Don’t buy a tripod that is intended for video cameras. The manner in which the tripod head rotates and “pans” is built for video cameras and not still cameras and will not be as maneuverable as you need for a still camera.

Make sure the tripod is flexible enough for your needs. For example, if you like to take macro photos of flowers and other things low to the ground, then your tripod needs to be able to flare its legs out so your camera can be positioned low to the ground. Good professional tripods can hold the camera anywhere from 6 inches to 6 feet above the ground. Cheap, plastic, consumer tripods can only go “as low” as their legs will collapse to when folded up for travel (usually 18 to 24 inches off the ground minimum).

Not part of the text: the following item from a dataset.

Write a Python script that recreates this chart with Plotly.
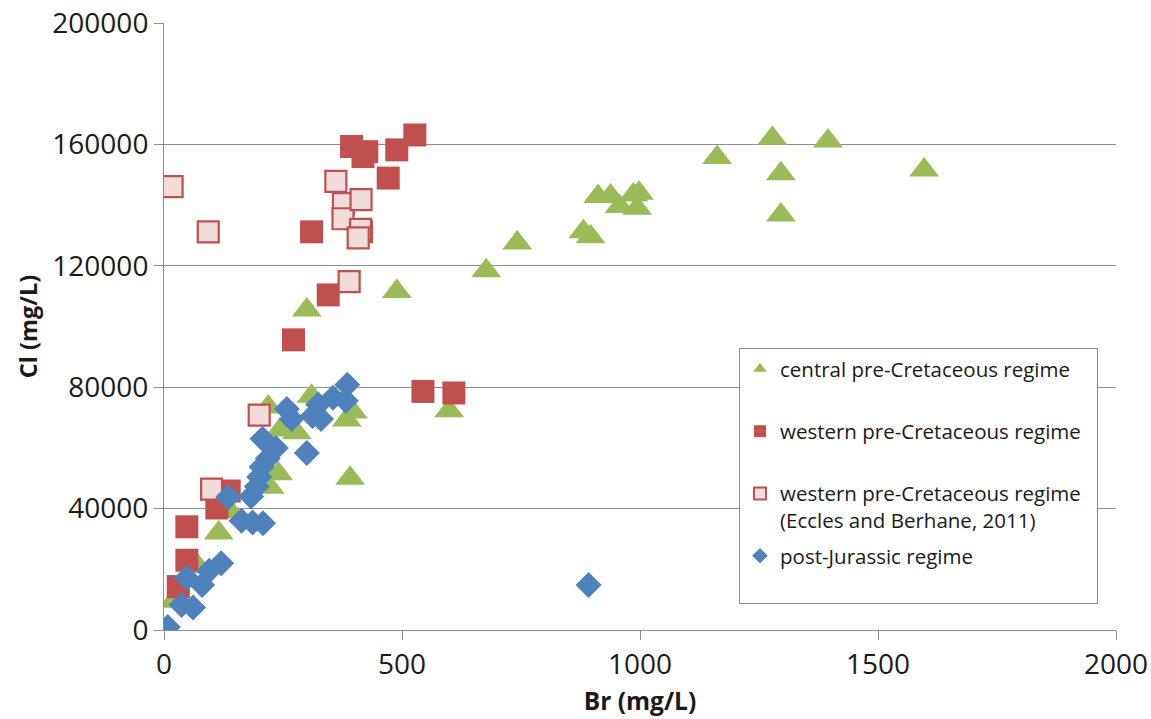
import plotly.graph_objects as go

# ---- data ----
central_br = [1597, 1395, 1278, 1162, 1296, 1296, 912, 938, 957, 986, 998, 994,
              881, 896, 742, 677, 489, 300, 599, 310, 219, 279, 384, 397, 391,
              240, 222, 244, 115, 140, 72, 20]
central_cl = [151600, 161100, 162000, 155700, 150300, 136700, 142800, 143000, 139500, 143300, 143900, 139000,
              131200, 129600, 127500, 118400, 111500, 105400, 72200, 77000, 73500, 65000, 69200, 71800, 50000,
              51500, 47000, 65900, 32000, 39000, 20800, 9500]

western_br = [527, 394, 426, 418, 489, 471, 310, 345, 272, 544, 609, 48, 48, 30, 111, 137, 415]
western_cl = [163100, 159300, 157600, 156000, 158200, 148900, 131200, 110400, 95600, 78600, 78100,
              34000, 23000, 14300, 40200, 45800, 131200]

eccles_br = [17, 93, 361, 377, 376, 414, 413, 408, 389, 200, 100]
eccles_cl = [146100, 131200, 147800, 140500, 135500, 141800, 132000, 129200, 114800, 70800, 46400]

post_br = [8, 37, 61, 48, 80, 95, 120, 163, 186, 208, 135, 183, 195, 200, 205, 218, 235, 207,
           258, 268, 300, 312, 330, 324, 355, 382, 385, 892]
post_cl = [1000, 8200, 7400, 17100, 14800, 19500, 22000, 36000, 35400, 35200, 43800, 44000, 47300, 50400,
           53700, 56500, 60000, 63000, 72800, 69500, 58300, 70500, 69500, 74300, 76500, 75500, 80800, 14800]

x_ticks = [0, 500, 1000, 1500, 2000]
y_ticks = [0, 40000, 80000, 120000, 160000, 200000]

GREEN = "#9BBB59"
RED = "#C0504D"
PINK = "#F2DCDB"
BLUE = "#4F81BD"
FONT = "Open Sans"
TXT = "#1a1a1a"
GRID = "#8c8c8c"
PADR = "\u00a0\u00a0"

fig = go.Figure()
fig.add_trace(go.Scatter(x=central_br, y=central_cl, mode="markers", legendgroup="g1",
                         name="central pre-Cretaceous regime<br> ",
                         marker=dict(symbol="triangle-up", size=26, color=GREEN, line=dict(width=0))))
fig.add_trace(go.Scatter(x=western_br, y=western_cl, mode="markers", legendgroup="g2",
                         name="western pre-Cretaceous regime" + PADR + "<br> ",
                         marker=dict(symbol="square", size=23, color=RED, line=dict(width=0))))
fig.add_trace(go.Scatter(x=eccles_br, y=eccles_cl, mode="markers", legendgroup="g3",
                         name="western pre-Cretaceous regime" + PADR + "<br>(Eccles and Berhane, 2011)",
                         marker=dict(symbol="square", size=21, color=PINK, line=dict(width=2.2, color=RED))))
fig.add_trace(go.Scatter(x=post_br, y=post_cl, mode="markers", legendgroup="g4",
                         name="post-Jurassic regime<br> ",
                         marker=dict(symbol="diamond", size=20, color=BLUE, line=dict(width=0))))

fig.update_layout(
    width=1151, height=719,
    margin=dict(l=164, r=35, t=23, b=89, pad=0, autoexpand=False),
    paper_bgcolor="white", plot_bgcolor="white",
    font=dict(family=FONT, color=TXT),
    showlegend=True,
    legend=dict(x=0.604, y=0.4645, xanchor="left", yanchor="top",
                bordercolor=GRID, borderwidth=1, bgcolor="white",
                font=dict(family=FONT, size=20.5, color=TXT),
                itemsizing="constant", valign="top", tracegroupgap=6),
    xaxis=dict(range=[0, 2000], tickvals=x_ticks, ticktext=[str(v) for v in x_ticks],
               automargin=False,
               showgrid=False, zeroline=False, showline=True, linecolor=GRID, linewidth=1,
               ticks="outside", ticklen=9, tickcolor=GRID, ticklabeloverflow="allow",
               tickfont=dict(family=FONT, size=28, color=TXT),
               title=dict(text="<b>Br (mg/L)</b>", font=dict(family=FONT, size=24.5, color=TXT), standoff=12)),
    yaxis=dict(range=[0, 200000], tickvals=y_ticks, ticktext=[str(v) for v in y_ticks],
               automargin=False,
               showgrid=True, gridcolor=GRID, gridwidth=1, zeroline=False,
               showline=True, linecolor=GRID, linewidth=1,
               ticks="outside", ticklen=9, tickcolor=GRID, ticklabeloverflow="allow",
               tickfont=dict(family=FONT, size=28, color=TXT),
               title=dict(text="<b>Cl (mg/L)</b>", font=dict(family=FONT, size=23.5, color=TXT), standoff=8)),
)

fig.write_html("out.html")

If you own or use more than one camera, then you’ll definitely want a tripod with quick-release plates that screw into the bottom of each camera and then latch onto the tripod. This way you can quickly change from one camera to the other on the same tripod without having to unscrew the tripod screw each time. This is also safer and better for the camera (even if you only own one) because you’re screwing a small lightweight plate into the bottom of your camera, and not the entire tripod.

If you’re using a very large lens to photograph sporting events (something that costs at least
$1500 new) then you need a monopod, not a tripod. If you’re not using such a lens, then you do not need a monopod to photograph sports. If you mount your camera, and not your lens, to the monopod, then you don’t need a monopod.

Tips for photographing with a tripod

Tripods are really quite self-explanatory. Just adjust the legs to the height you want, then rotate, tilt, and pan the head until your camera is positioned properly. But there are a few tricks to know when using a tripod:

If you need a tripod for your photograph, it’s likely because of slower shutter speeds that would cause “camera shake” and blur from hand-holding the camera. If this is the case, then often even the motion of pressing the shutter button can blur the photo slightly even if mounted on a tripod.

There are two solutions to this:
Use a remote shutter release
Use the self-timer built into your camera. Any shaking motion caused by your finger depressing the shutter button will fade after a few seconds. So set your self-timer to 10 seconds, press the shutter, and the photo will be taken – shake free – 10 seconds later.
Many DSLRs have “grid lines” inside the viewfinder that can be turned on with a menu function (check your user manual). These lines are great for helping you level the horizon of a landscape photo so that the photo does not appear “tilted” if the horizon is not straight across. Don’t rely solely on any bubble level built into your tripod, as the horizon itself may not be perfectly level.

If the ground you’re working on is uneven, then adjust the legs of your tripod to compensate.
Don’t extend all three legs all the way and then let the tripod lean on the uneven ground. There’s a good reason the three legs adjust height independently, and this is it.

Try using your tripod at different heights to get new perspectives on typical subjects. Don’t be afraid to work with your knees, butt, or even belly on the ground.

For taking tripod-mounted photographs with the camera tilted to vertical orientation, it is best to use specialized camera-rotating brackets (available at good photography stores or online) that keep the camera’s center of gravity directly over the center of the tripod. Using the basic tilt function built into many tripods allows the camera to lean to one side of the tripod and could, in some cases, cause the camera to shake enough to blur a photo or even cause the tripod and camera to fall to the ground.

BE CAREFUL when using a tripod or monopod as they often give a false sense of security that your camera is completely stable and secure. One wrong spin or turn and you can knock over your tripod, sending your expensive camera to an early death on the hard ground below. SCARY

STORY – a former photographer colleague of mine once rested his monopod mounted camera and lens on a stadium wall for a brief second while digging another memory card out of his pocket. The top-heavy combination quickly slid off the wall, crashing to the concrete below. Both his $5,000 Nikon D2X camera and $6,000 Nikkor 200mm f2.0 lens were ruined – even the Nikon factory could not repair either.